What's wrong with this? function reverse(s: String): String;

You were using the JavaScript "non-primitive boxed object" instead of the `string` that was expected by TS. Do use the types number, string, and boolean. /* OK */ function reverse(s: string): string;

What's wrong with this? function loggingIdentity<T>(arg: T): T { console.log(arg.length); return arg; }

function loggingIdentity<T>(arg: T): T { console.log(arg.length); // Error: T doesn't have .length return arg; } When we do the above, the compiler will give us an error that we're using the .length member of arg, but nowhere have we said that arg has this member. Remember, we said earlier that these type variables stand in for any and all types, so someone using this function could have passed in a number instead, which does not have a .length member. Let's say that we've actually intended this function to work on arrays of T rather than T directly. Since we're working with arrays, the .length member should be available. We can describe this just like we would create arrays of other types: function loggingIdentity<T>(arg: T[]): T[] { console.log(arg.length); // Array has a .length, so no more error return arg; }

What is the difference between "interface vs type" statements?

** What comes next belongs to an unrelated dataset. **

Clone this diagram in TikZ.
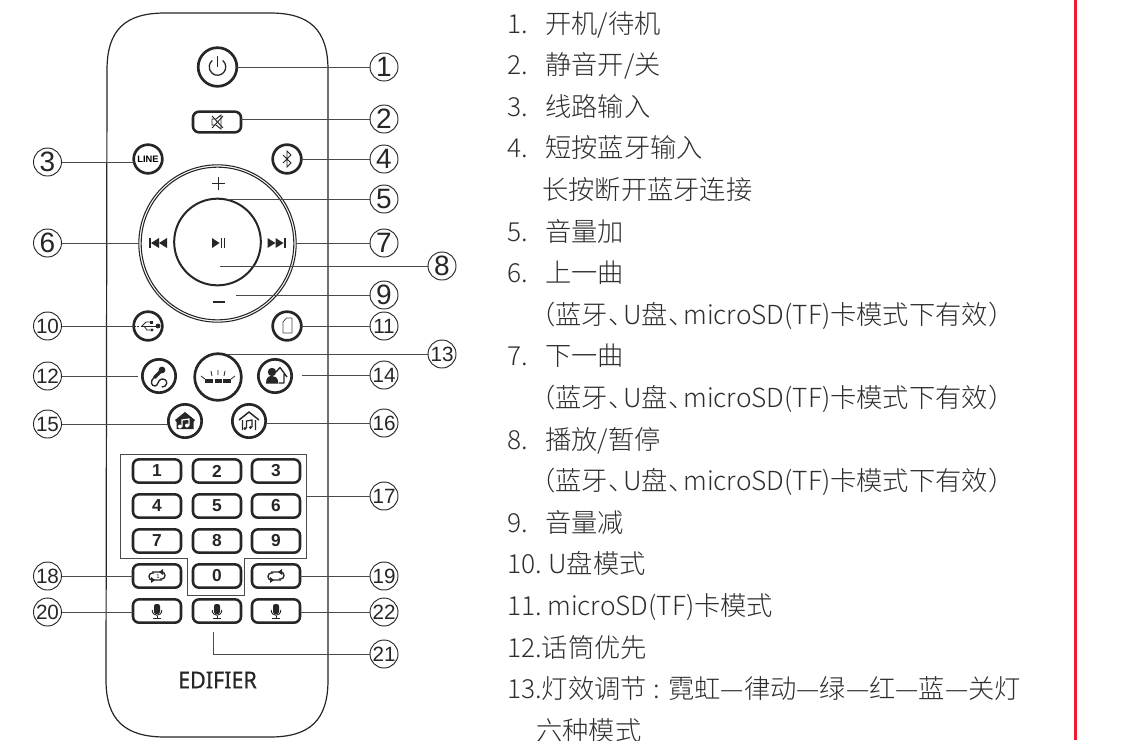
\documentclass[tikz,border=0pt]{standalone}
\usepackage{fontspec}
\setmainfont{Noto Sans CJK SC Light}
\newfontfamily\lab{Liberation Sans}
\newfontfamily\brand[FakeBold=.5,FakeStretch=.92]{Noto Sans}
\definecolor{ink}{HTML}{262626}
\definecolor{txt}{HTML}{2E2E2E}
\definecolor{lead}{HTML}{4A4A4A}
\definecolor{rulered}{HTML}{EE1C2E}
\tikzset{
 numlabel/.style={circle,draw=ink,line width=.7pt,fill=white,minimum size=21pt,inner sep=0pt,outer sep=0pt,text=ink,font=\lab\fontsize{21}{21}\selectfont},
 numsmall/.style={numlabel,font=\lab\fontsize{15.5}{16}\selectfont},
 roundbtn/.style={circle,draw=ink,line width=2pt,inner sep=0pt,outer sep=0pt,fill=white},
 keybtn/.style={rectangle,rounded corners=4.5pt,draw=ink,line width=1.9pt,minimum width=36pt,minimum height=17.5pt,inner sep=0pt,outer sep=0pt,fill=white,text=ink,font=\lab\bfseries\fontsize{13}{13}\selectfont},
 leader/.style={draw=lead,line width=.75pt},
 item/.style={anchor=base west,inner sep=0pt,text=txt,font=\fontsize{19.7}{20}\selectfont},
 glyph/.style={draw=ink,line width=.6pt},
 micglyph/.pic={
  \fill[ink,rounded corners=1.6pt] (-3,-7) rectangle (3,3);
  \draw[ink,line width=.7pt] (-4.8,-1) .. controls (-4.8,6) and (4.8,6) .. (4.8,-1);
  \draw[ink,line width=.7pt] (0,5) -- (0,7.5) (-4,7.5) -- (4,7.5);
 },
 repeatglyph/.pic={
  \draw[ink,line width=1pt,rounded corners=2.5pt] (-5,-4) -- (8,-4) -- (8,3) -- (3,3);
  \draw[ink,line width=1pt,rounded corners=2.5pt] (5,4) -- (-8,4) -- (-8,-3) -- (-3,-3);
  \fill[ink] (6,-7) -- ++(0,6) -- ++(-4,-3) -- cycle;
  \fill[ink] (-6,1) -- ++(0,6) -- ++(4,-3) -- cycle;
 },
}
\newcommand{\dn}{、\hspace{-.42em}}
\newcommand{\effect}{（蓝牙\dn U盘\dn microSD(TF)卡模式下有效）}
\begin{document}
\begin{tikzpicture}[x=.75pt,y=-.75pt]
\clip (0,0) rectangle (1126,740);
\fill[white] (0,0) rectangle (1126,740);
% body
\draw[ink,line width=.9pt] (107,70) .. controls (107,30) and (125,13) .. (165,13) -- (270,13) .. controls (310,13) and (328,30) .. (328,70) -- (328,680) .. controls (328,720) and (310,737) .. (270,737) -- (165,737) .. controls (125,737) and (106,720) .. (106,680) -- cycle;
\draw[lead,line width=.75pt] (120,454) -- (306,454) -- (306,558) -- (244,558) -- (244,595) -- (187,595) -- (187,558) -- (120,558) -- cycle;
% buttons
\node[roundbtn,minimum size=29pt] (bpower) at (217.5,67) {};
\node[keybtn,minimum width=36pt,minimum height=15.5pt] (bmute) at (217,122) {};
\node[roundbtn,minimum size=21.5pt] (bline) at (148,159) {\lab\bfseries\fontsize{7}{7}\selectfont LINE};
\node[roundbtn,minimum size=21.5pt] (bblue) at (287,159) {};
\node[circle,draw=ink,line width=.8pt,minimum size=118pt,inner sep=0pt,outer sep=0pt] (ringa) at (217.5,243.5) {};
\node[circle,draw=ink,line width=.8pt,minimum size=114.5pt,inner sep=0pt,outer sep=0pt] (ringb) at (217.5,243.5) {};
\node[circle,draw=ink,line width=1.5pt,minimum size=65pt,inner sep=0pt,outer sep=0pt] (binner) at (217.5,242) {};
\node[roundbtn,minimum size=21.5pt] (busb) at (148,326) {};
\node[roundbtn,minimum size=21.5pt] (bsd) at (287,326) {};
\node[roundbtn,minimum size=25pt] (bmic) at (159,376) {};
\node[roundbtn,minimum size=35pt] (blight) at (218,377) {};
\node[roundbtn,minimum size=25pt] (bperson) at (275,376) {};
\node[roundbtn,minimum size=25pt] (bhomea) at (185,421) {};
\node[roundbtn,minimum size=25pt] (bhomeb) at (249,421) {};
\node[keybtn] (k1) at (157,471) {1};
\node[keybtn] (k2) at (217,471) {2};
\node[keybtn] (k3) at (276,471) {3};
\node[keybtn] (k4) at (157,506) {4};
\node[keybtn] (k5) at (217,506) {5};
\node[keybtn] (k6) at (276,506) {6};
\node[keybtn] (k7) at (157,541) {7};
\node[keybtn] (k8) at (217,541) {8};
\node[keybtn] (k9) at (276,541) {9};
\node[keybtn] (krepa) at (157,576) {};
\node[keybtn] (k0) at (217,576) {0};
\node[keybtn] (krepb) at (276,576) {};
\node[keybtn] (kmica) at (157,611) {};
\node[keybtn] (kmicb) at (217,611) {};
\node[keybtn] (kmicc) at (276,611) {};
\node[text=ink,font=\brand\fontsize{17.5}{18}\selectfont,inner sep=0pt] (logo) at (217.5,680) {EDIFIER};
% glyphs
\begin{scope}[shift={(217.5,67)}]
\draw[ink,line width=.95pt] (5.2,-6.5) arc[start angle=-51,end angle=231,radius=8.3];
\draw[ink,line width=.95pt] (0,-11) -- (0,0);
\end{scope}
\begin{scope}[shift={(217,122)}]
\draw[glyph,line width=.7pt] (-5,-3) -- (-1,-3) -- (4,-7) -- (4,7) -- (-1,3) -- (-5,3) -- cycle;
\draw[glyph,line width=.7pt] (-5,-6) -- (6,6) (6,-6) -- (-5,6);
\end{scope}
\draw[glyph,line width=.7pt] (283,155) -- (291,163) -- (287,167) -- (287,151) -- (291,155) -- (283,163);
\draw[ink,line width=1.2pt] (218.5,177) -- (218.5,190) (212,183.5) -- (225,183.5);
\fill[ink] (212.5,301) rectangle (225,303);
\begin{scope}[shift={(158,243)}]
\fill[ink] (-9,-5) rectangle (-7,5);
\fill[ink] (-7,0) -- (1,-5) -- (1,5) -- cycle;
\fill[ink] (1,0) -- (9,-5) -- (9,5) -- cycle;
\end{scope}
\begin{scope}[shift={(276.5,243)}]
\fill[ink] (9,-5) rectangle (7,5);
\fill[ink] (7,0) -- (-1,-5) -- (-1,5) -- cycle;
\fill[ink] (-1,0) -- (-9,-5) -- (-9,5) -- cycle;
\end{scope}
\begin{scope}[shift={(218.5,243)}]
\fill[ink] (-6.5,-5) -- (1,0) -- (-6.5,5) -- cycle;
\fill[ink] (2,-5) rectangle (3.8,5);
\fill[ink] (5,-5) rectangle (6.8,5);
\end{scope}
\begin{scope}[shift={(148,326)}]
\draw[glyph,dash pattern=on 1.5pt off 1pt] (-14,0) -- (-7,0);
\draw[glyph] (-7,0) -- (8,0);
\fill[ink] (10,0) circle (2.4);
\draw[glyph] (-6,0) -- (-2,-4) -- (2,-4);
\fill[ink] (2,-5.5) rectangle (5,-2.5);
\draw[glyph] (-4,0) -- (-1,4) -- (3,4);
\fill[ink] (4,4) circle (1.6);
\end{scope}
\draw[glyph,draw=lead,line join=round] (283,322) -- (286.5,318) -- (292,318) -- (292,333) -- (283,333) -- cycle;
\begin{scope}[shift={(159,376)}]
\draw[ink,line width=2.6pt,line cap=round] (-4.5,1.5) -- (1,-4);
\fill[ink] (3,-6) circle (3.4);
\draw[ink,line width=1pt] (-5,1.5) .. controls (-9,5) and (-8,10) .. (-4,10) .. controls (-1,10) and (-1,4) .. (2,3.2) .. controls (5,2.5) and (8,4) .. (7.7,7.5) .. controls (7.5,10) and (5,11) .. (2.7,11);
\end{scope}
\begin{scope}[shift={(218,377)}]
\fill[ink] (-13,2) rectangle (-5,6);
\fill[ink] (-3.5,2) rectangle (3.5,6);
\fill[ink] (5,2) rectangle (13,6);
\draw[glyph] (0,-7) -- (0,-2) (-7,-6) -- (-6,-1) (7,-6) -- (6,-1) (-17,-1) -- (-13,2) (17,-1) -- (13,2);
\end{scope}
\begin{scope}[shift={(275,376)}]
\fill[ink] (-3,-4) circle (4.2);
\fill[ink] (-9,7.5) .. controls (-9,1) and (-6,0) .. (-3,0) .. controls (0,0) and (3,1) .. (3.5,7.5) -- cycle;
\draw[ink,line width=1pt,line join=round] (1,-4) -- (5,-8.5) -- (12,1) (9,-2) -- (9,7) -- (4,7);
\end{scope}
\begin{scope}[shift={(185,421)}]
\fill[ink] (-10,-1) -- (0,-9) -- (10,-1) -- (8.5,1) -- (8.5,8) -- (-8.5,8) -- (-8.5,1) -- cycle;
\draw[white,line width=.9pt] (-3,5.5) -- (-3,-1) -- (4,-2) -- (4,4.5);
\fill[white] (-5,5.5) circle (2) (2,4.5) circle (2);
\end{scope}
\begin{scope}[shift={(249,421)}]
\draw[ink,line width=1.1pt,line join=round] (-10,-1) -- (0,-9) -- (10,-1) (-6.5,-1) -- (-6.5,9) (6.5,-1) -- (6.5,9);
\draw[ink,line width=.9pt] (-2.5,7) -- (-2.5,0) -- (3,-1) -- (3,6);
\fill[ink] (-4,7.5) circle (1.7) (1.5,6.5) circle (1.7);
\end{scope}
\pic at (157,576) {repeatglyph};
\node[inner sep=0pt,text=ink,font=\lab\fontsize{4.5}{5}\selectfont] (rone) at (158,576) {1};
\pic at (276,576) {repeatglyph};
\pic at (157,611) {micglyph};
\pic at (217,611) {micglyph};
\pic at (276,611) {micglyph};
% number labels
\node[numlabel] (n1) at (384,67) {1};
\node[numlabel] (n2) at (384,119) {2};
\node[numlabel] (n3) at (47.5,162) {3};
\node[numlabel] (n4) at (384,159) {4};
\node[numlabel] (n5) at (384,199) {5};
\node[numlabel] (n6) at (47.5,243) {6};
\node[numlabel] (n7) at (384,243) {7};
\node[numlabel] (n8) at (442,266) {8};
\node[numlabel] (n9) at (384,295) {9};
\node[numsmall] (n10) at (47.5,326) {10};
\node[numsmall] (n11) at (384,326) {11};
\node[numsmall] (n12) at (47.5,376) {12};
\node[numsmall] (n13) at (442,354) {13};
\node[numsmall] (n14) at (384,375) {14};
\node[numsmall] (n15) at (47.5,424) {15};
\node[numsmall] (n16) at (384,423) {16};
\node[numsmall] (n17) at (384,496) {17};
\node[numsmall] (n18) at (47.5,576) {18};
\node[numsmall] (n19) at (384,576) {19};
\node[numsmall] (n20) at (47.5,612) {20};
\node[numsmall] (n21) at (384,654) {21};
\node[numsmall] (n22) at (384,612) {22};
% free ends
\coordinate (e5) at (227,199);
\coordinate (e8) at (220,266);
\coordinate (e9) at (236,295);
\coordinate (e12) at (138,376);
\coordinate (e13) at (227,354);
\coordinate (e14) at (302,375);
\coordinate (e17) at (306,496);
\coordinate (e21) at (213,632);
\coordinate (c21) at (213,654);
% connectors
\path[leader] (bpower.east) -- (n1.west);
\path[leader] (bmute.east |- n2.west) -- (n2.west);
\path[leader] (n3.east) -- (bline.west |- n3.east);
\path[leader] (bblue.east) -- (n4.west);
\path[leader] (e5) -- (n5.west);
\path[leader] (n6.east) -- (ringa.west |- n6.east);
\path[leader] (ringa.east |- n7.west) -- (n7.west);
\path[leader] (e8) -- (n8.west);
\path[leader] (e9) -- (n9.west);
\path[leader] (n10.east) -- (busb.west);
\path[leader] (bsd.east) -- (n11.west);
\path[leader] (n12.east) -- (e12);
\path[leader] (e13) -- (n13.west);
\path[leader] (e14) -- (n14.west);
\path[leader] (n15.east) -- (bhomea.west |- n15.east);
\path[leader] (bhomeb.east |- n16.west) -- (n16.west);
\path[leader] (e17) -- (n17.west);
\path[leader] (n18.east) -- (krepa.west);
\path[leader] (krepb.east) -- (n19.west);
\path[leader] (n20.east) -- (kmica.west |- n20.east);
\path[leader] (kmicc.east |- n22.west) -- (n22.west);
\path[leader] (e21) -- (c21) -- (n21.west);
% text
\node[item] (t1) at (507,33) {1.};
\node[item] (x1) at (545,33) {开机/待机};
\node[item] (t2) at (507,74.6) {2.};
\node[item] (x2) at (545,74.6) {静音开/关};
\node[item] (t3) at (507,116.2) {3.};
\node[item] (x3) at (545,116.2) {线路输入};
\node[item] (t4) at (507,157.8) {4.};
\node[item] (x4) at (545,157.8) {短按蓝牙输入};
\node[item] (x4b) at (542,199.4) {长按断开蓝牙连接};
\node[item] (t5) at (507,241) {5.};
\node[item] (x5) at (545,241) {音量加};
\node[item] (t6) at (507,282.6) {6.};
\node[item] (x6) at (545,282.6) {上一曲};
\node[item] (x6b) at (529,324.2) {\effect};
\node[item] (t7) at (507,365.8) {7.};
\node[item] (x7) at (545,365.8) {下一曲};
\node[item] (x7b) at (529,407.4) {\effect};
\node[item] (t8) at (507,449) {8.};
\node[item] (x8) at (545,449) {播放/暂停};
\node[item] (x8b) at (529,490.6) {\effect};
\node[item] (t9) at (507,532.2) {9.};
\node[item] (x9) at (545,532.2) {音量减};
\node[item] (t10) at (507,573.8) {10.};
\node[item] (x10) at (548,573.8) {U盘模式};
\node[item] (t11) at (507,615.4) {11.};
\node[item] (x11) at (547,615.4) {microSD(TF)卡模式};
\node[item] (t12) at (507,657) {12.话筒优先};
\node[item] (t13) at (507,698.6) {13.灯效调节\hspace{5pt}:\hspace{6pt}霓虹—律动—绿—红—蓝—关灯};
\node[item] (x13b) at (536,740.2) {六种模式};
% margin rule
\fill[rulered] (1073.5,0) rectangle (1077,740);
\end{tikzpicture}
\end{document}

interface X { a: number b: string } type X = { a: number b: string }; Answer: Unlike an interface declaration, which always introduces a named object type, a type alias declaration can introduce a name for any kind of type, including primitive, union, and intersection types. By using type instead of interface the following capabilities are lost: An interface can be named in an extends or implements clause, but a type alias for an object type literal cannot. An interface can have multiple merged declarations, but a type alias for an object type literal cannot.